Short exercise: Quote all lines below exactly. Images stay out.

Collected material:
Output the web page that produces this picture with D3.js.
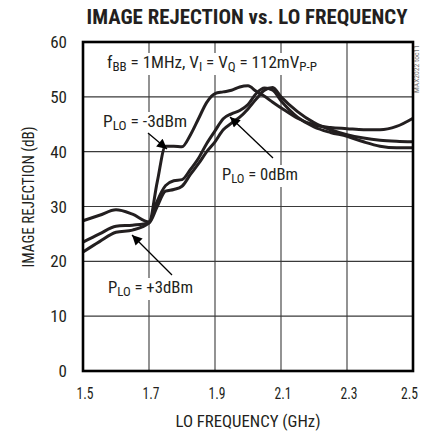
<!DOCTYPE html>
<html lang="en">
<head>
<meta charset="utf-8" />
<title>Image Rejection vs. LO Frequency</title>
<script src="https://d3js.org/d3.v7.min.js"></script>
<style>
  body { margin: 0; background: #fff; }
</style>
</head>
<body>
<script>
// plot box and styling
const WIDTH = 421, HEIGHT = 435;
const PLOT = { left: 83, right: 413, top: 42, bottom: 371 };
const FONT = '"Liberation Sans Narrow", "Roboto Condensed", "DejaVu Sans Condensed", Arial, sans-serif';
const INK = "#231f20";

// data
const freqGHz = [1.5, 1.55, 1.6, 1.65, 1.7, 1.725, 1.75, 1.775, 1.8, 1.825, 1.85, 1.875, 1.9, 1.925,
  1.95, 1.975, 2.0, 2.025, 2.05, 2.075, 2.1, 2.15, 2.2, 2.25, 2.3, 2.35, 2.4, 2.45, 2.5];
const rejMinus3 = [27.4, 28.4, 29.4, 28.6, 27.2, 34.5, 41.0, 41.0, 40.9, 43.0, 46.0, 49.0, 50.6, 50.9,
  51.2, 51.8, 52.0, 51.0, 50.1, 49.0, 48.0, 46.1, 44.9, 44.4, 44.2, 44.0, 44.0, 44.6, 46.1];
const rejPlus3 = [21.7, 23.6, 25.3, 25.7, 27.0, 31.0, 33.8, 34.7, 34.9, 36.7, 38.8, 41.5, 43.8, 46.0,
  46.9, 47.5, 48.6, 50.6, 51.6, 51.2, 49.3, 46.3, 44.5, 43.5, 42.8, 41.8, 41.0, 40.7, 40.7];
const rej0 = [23.5, 25.0, 26.4, 26.6, 27.0, 30.0, 32.8, 33.1, 33.7, 35.8, 37.8, 40.0, 41.8, 44.0,
  45.2, 46.3, 47.8, 49.6, 51.2, 51.7, 50.0, 47.3, 45.3, 44.0, 43.1, 42.5, 42.1, 41.9, 41.8];
const xTicks = [1.5, 1.7, 1.9, 2.1, 2.3, 2.5];
const yTicks = [0, 10, 20, 30, 40, 50, 60];

const svg = d3.select("body").append("svg")
  .attr("width", WIDTH)
  .attr("height", HEIGHT)
  .style("font-family", FONT);

const x = d3.scaleLinear().domain([1.5, 2.5]).range([PLOT.left, PLOT.right]);
const y = d3.scaleLinear().domain([0, 60]).range([PLOT.bottom, PLOT.top]);

// grid
const grid = svg.append("g").attr("stroke", "#3a3a3a").attr("stroke-width", 1.1);
grid.selectAll(".gx").data(xTicks.slice(1, -1)).join("line")
  .attr("x1", d => x(d)).attr("x2", d => x(d))
  .attr("y1", PLOT.top).attr("y2", PLOT.bottom);
grid.selectAll(".gy").data(yTicks.slice(1, -1)).join("line")
  .attr("x1", PLOT.left).attr("x2", PLOT.right)
  .attr("y1", d => y(d)).attr("y2", d => y(d));

// tick labels (last x label pulled in so it stays inside the page)
svg.append("g").selectAll("text").data(xTicks).join("text")
  .attr("x", (d, i) => x(d) + (i === xTicks.length - 1 ? -3.5 : 2)).attr("y", 399)
  .attr("text-anchor", "middle").attr("font-size", 17).attr("fill", INK)
  .attr("textLength", 17).attr("lengthAdjust", "spacingAndGlyphs")
  .text(d => d.toFixed(1));
svg.append("g").selectAll("text").data(yTicks).join("text")
  .attr("x", 67).attr("y", d => y(d) + 6)
  .attr("text-anchor", "end").attr("font-size", 17).attr("fill", INK)
  .text(d => d);

// titles
svg.append("text").attr("x", 247).attr("y", 24)
  .attr("text-anchor", "middle").attr("font-size", 21).attr("font-weight", "bold")
  .attr("textLength", 321).attr("lengthAdjust", "spacingAndGlyphs").attr("fill", INK)
  .text("IMAGE REJECTION vs. LO FREQUENCY");
svg.append("text").attr("x", 248).attr("y", 427)
  .attr("text-anchor", "middle").attr("font-size", 17)
  .attr("textLength", 145).attr("lengthAdjust", "spacingAndGlyphs").attr("fill", INK)
  .text("LO FREQUENCY (GHz)");
svg.append("text").attr("transform", "translate(34,197) rotate(-90)")
  .attr("text-anchor", "middle").attr("font-size", 17)
  .attr("textLength", 141).attr("lengthAdjust", "spacingAndGlyphs").attr("fill", INK)
  .text("IMAGE REJECTION (dB)");
svg.append("text").attr("transform", "translate(419,93) rotate(-90)")
  .attr("font-size", 7).attr("fill", "#777")
  .attr("textLength", 48).attr("lengthAdjust", "spacingAndGlyphs")
  .text("MAX2022 toc11");

// in-plot labels with white boxes that break the grid
function label(xp, yp, width, parts) {
  const g = svg.append("g");
  const bg = g.append("rect").attr("fill", "#fff");
  const t = g.append("text").attr("x", xp).attr("y", yp)
    .attr("font-size", 17).attr("fill", INK)
    .attr("textLength", width).attr("lengthAdjust", "spacingAndGlyphs");
  parts.forEach(p => {
    const s = t.append("tspan").text(p[0]);
    if (p[1]) s.attr("font-size", 13).attr("baseline-shift", "-3");
  });
  const b = t.node().getBBox();
  bg.attr("x", b.x - 2).attr("y", b.y + 1).attr("width", b.width + 4).attr("height", b.height);
}
label(107, 68, 210, [["f"], ["BB", 1], [" = 1MHz, V"], ["I", 1], [" = V"], ["Q", 1], [" = 112mV"], ["P-P", 1]]);
label(103, 127, 84, [["P"], ["LO", 1], [" = -3dBm"]]);
label(222, 180, 76, [["P"], ["LO", 1], [" = 0dBm"]]);
label(108, 293, 85, [["P"], ["LO", 1], [" = +3dBm"]]);

// curves
const series = [rejMinus3, rej0, rejPlus3];
const line = d3.line()
  .x((d, i) => x(freqGHz[i]))
  .y(d => y(d))
  .curve(d3.curveMonotoneX);
svg.append("g").selectAll("path").data(series).join("path")
  .attr("d", line)
  .attr("fill", "none").attr("stroke", INK).attr("stroke-width", 3)
  .attr("stroke-linejoin", "round");

// arrows
svg.append("defs").append("marker")
  .attr("id", "head").attr("viewBox", "0 0 10 10")
  .attr("refX", 10).attr("refY", 5)
  .attr("markerWidth", 12).attr("markerHeight", 10)
  .attr("markerUnits", "userSpaceOnUse").attr("orient", "auto")
  .append("path").attr("d", "M0,0L10,5L0,10Z").attr("fill", "#000");
const arrows = [[148, 133, 167, 149], [273, 158, 230, 117], [172, 275, 132, 235]];
svg.append("g").selectAll("line").data(arrows).join("line")
  .attr("x1", d => d[0]).attr("y1", d => d[1])
  .attr("x2", d => d[2]).attr("y2", d => d[3])
  .attr("stroke", "#000").attr("stroke-width", 1.3)
  .attr("marker-end", "url(#head)");

// frame
svg.append("rect")
  .attr("x", PLOT.left).attr("y", PLOT.top)
  .attr("width", PLOT.right - PLOT.left).attr("height", PLOT.bottom - PLOT.top)
  .attr("fill", "none").attr("stroke", "#000").attr("stroke-width", 2.6);
</script>
</body>
</html>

Reply to the task:
Output the web page that produces this picture with D3.js.
<!DOCTYPE html>
<html lang="en">
<head>
<meta charset="utf-8" />
<title>Image Rejection vs. LO Frequency</title>
<script src="https://d3js.org/d3.v7.min.js"></script>
<style>
  body { margin: 0; background: #fff; }
</style>
</head>
<body>
<script>
// plot box and styling
const WIDTH = 421, HEIGHT = 435;
const PLOT = { left: 83, right: 413, top: 42, bottom: 371 };
const FONT = '"Liberation Sans Narrow", "Roboto Condensed", "DejaVu Sans Condensed", Arial, sans-serif';
const INK = "#231f20";

// data
const freqGHz = [1.5, 1.55, 1.6, 1.65, 1.7, 1.725, 1.75, 1.775, 1.8, 1.825, 1.85, 1.875, 1.9, 1.925,
  1.95, 1.975, 2.0, 2.025, 2.05, 2.075, 2.1, 2.15, 2.2, 2.25, 2.3, 2.35, 2.4, 2.45, 2.5];
const rejMinus3 = [27.4, 28.4, 29.4, 28.6, 27.2, 34.5, 41.0, 41.0, 40.9, 43.0, 46.0, 49.0, 50.6, 50.9,
  51.2, 51.8, 52.0, 51.0, 50.1, 49.0, 48.0, 46.1, 44.9, 44.4, 44.2, 44.0, 44.0, 44.6, 46.1];
const rejPlus3 = [21.7, 23.6, 25.3, 25.7, 27.0, 31.0, 33.8, 34.7, 34.9, 36.7, 38.8, 41.5, 43.8, 46.0,
  46.9, 47.5, 48.6, 50.6, 51.6, 51.2, 49.3, 46.3, 44.5, 43.5, 42.8, 41.8, 41.0, 40.7, 40.7];
const rej0 = [23.5, 25.0, 26.4, 26.6, 27.0, 30.0, 32.8, 33.1, 33.7, 35.8, 37.8, 40.0, 41.8, 44.0,
  45.2, 46.3, 47.8, 49.6, 51.2, 51.7, 50.0, 47.3, 45.3, 44.0, 43.1, 42.5, 42.1, 41.9, 41.8];
const xTicks = [1.5, 1.7, 1.9, 2.1, 2.3, 2.5];
const yTicks = [0, 10, 20, 30, 40, 50, 60];

const svg = d3.select("body").append("svg")
  .attr("width", WIDTH)
  .attr("height", HEIGHT)
  .style("font-family", FONT);

const x = d3.scaleLinear().domain([1.5, 2.5]).range([PLOT.left, PLOT.right]);
const y = d3.scaleLinear().domain([0, 60]).range([PLOT.bottom, PLOT.top]);

// grid
const grid = svg.append("g").attr("stroke", "#3a3a3a").attr("stroke-width", 1.1);
grid.selectAll(".gx").data(xTicks.slice(1, -1)).join("line")
  .attr("x1", d => x(d)).attr("x2", d => x(d))
  .attr("y1", PLOT.top).attr("y2", PLOT.bottom);
grid.selectAll(".gy").data(yTicks.slice(1, -1)).join("line")
  .attr("x1", PLOT.left).attr("x2", PLOT.right)
  .attr("y1", d => y(d)).attr("y2", d => y(d));

// tick labels (last x label pulled in so it stays inside the page)
svg.append("g").selectAll("text").data(xTicks).join("text")
  .attr("x", (d, i) => x(d) + (i === xTicks.length - 1 ? -3.5 : 2)).attr("y", 399)
  .attr("text-anchor", "middle").attr("font-size", 17).attr("fill", INK)
  .attr("textLength", 17).attr("lengthAdjust", "spacingAndGlyphs")
  .text(d => d.toFixed(1));
svg.append("g").selectAll("text").data(yTicks).join("text")
  .attr("x", 67).attr("y", d => y(d) + 6)
  .attr("text-anchor", "end").attr("font-size", 17).attr("fill", INK)
  .text(d => d);

// titles
svg.append("text").attr("x", 247).attr("y", 24)
  .attr("text-anchor", "middle").attr("font-size", 21).attr("font-weight", "bold")
  .attr("textLength", 321).attr("lengthAdjust", "spacingAndGlyphs").attr("fill", INK)
  .text("IMAGE REJECTION vs. LO FREQUENCY");
svg.append("text").attr("x", 248).attr("y", 427)
  .attr("text-anchor", "middle").attr("font-size", 17)
  .attr("textLength", 145).attr("lengthAdjust", "spacingAndGlyphs").attr("fill", INK)
  .text("LO FREQUENCY (GHz)");
svg.append("text").attr("transform", "translate(34,197) rotate(-90)")
  .attr("text-anchor", "middle").attr("font-size", 17)
  .attr("textLength", 141).attr("lengthAdjust", "spacingAndGlyphs").attr("fill", INK)
  .text("IMAGE REJECTION (dB)");
svg.append("text").attr("transform", "translate(419,93) rotate(-90)")
  .attr("font-size", 7).attr("fill", "#777")
  .attr("textLength", 48).attr("lengthAdjust", "spacingAndGlyphs")
  .text("MAX2022 toc11");

// in-plot labels with white boxes that break the grid
function label(xp, yp, width, parts) {
  const g = svg.append("g");
  const bg = g.append("rect").attr("fill", "#fff");
  const t = g.append("text").attr("x", xp).attr("y", yp)
    .attr("font-size", 17).attr("fill", INK)
    .attr("textLength", width).attr("lengthAdjust", "spacingAndGlyphs");
  parts.forEach(p => {
    const s = t.append("tspan").text(p[0]);
    if (p[1]) s.attr("font-size", 13).attr("baseline-shift", "-3");
  });
  const b = t.node().getBBox();
  bg.attr("x", b.x - 2).attr("y", b.y + 1).attr("width", b.width + 4).attr("height", b.height);
}
label(107, 68, 210, [["f"], ["BB", 1], [" = 1MHz, V"], ["I", 1], [" = V"], ["Q", 1], [" = 112mV"], ["P-P", 1]]);
label(103, 127, 84, [["P"], ["LO", 1], [" = -3dBm"]]);
label(222, 180, 76, [["P"], ["LO", 1], [" = 0dBm"]]);
label(108, 293, 85, [["P"], ["LO", 1], [" = +3dBm"]]);

// curves
const series = [rejMinus3, rej0, rejPlus3];
const line = d3.line()
  .x((d, i) => x(freqGHz[i]))
  .y(d => y(d))
  .curve(d3.curveMonotoneX);
svg.append("g").selectAll("path").data(series).join("path")
  .attr("d", line)
  .attr("fill", "none").attr("stroke", INK).attr("stroke-width", 3)
  .attr("stroke-linejoin", "round");

// arrows
svg.append("defs").append("marker")
  .attr("id", "head").attr("viewBox", "0 0 10 10")
  .attr("refX", 10).attr("refY", 5)
  .attr("markerWidth", 12).attr("markerHeight", 10)
  .attr("markerUnits", "userSpaceOnUse").attr("orient", "auto")
  .append("path").attr("d", "M0,0L10,5L0,10Z").attr("fill", "#000");
const arrows = [[148, 133, 167, 149], [273, 158, 230, 117], [172, 275, 132, 235]];
svg.append("g").selectAll("line").data(arrows).join("line")
  .attr("x1", d => d[0]).attr("y1", d => d[1])
  .attr("x2", d => d[2]).attr("y2", d => d[3])
  .attr("stroke", "#000").attr("stroke-width", 1.3)
  .attr("marker-end", "url(#head)");

// frame
svg.append("rect")
  .attr("x", PLOT.left).attr("y", PLOT.top)
  .attr("width", PLOT.right - PLOT.left).attr("height", PLOT.bottom - PLOT.top)
  .attr("fill", "none").attr("stroke", "#000").attr("stroke-width", 2.6);
</script>
</body>
</html>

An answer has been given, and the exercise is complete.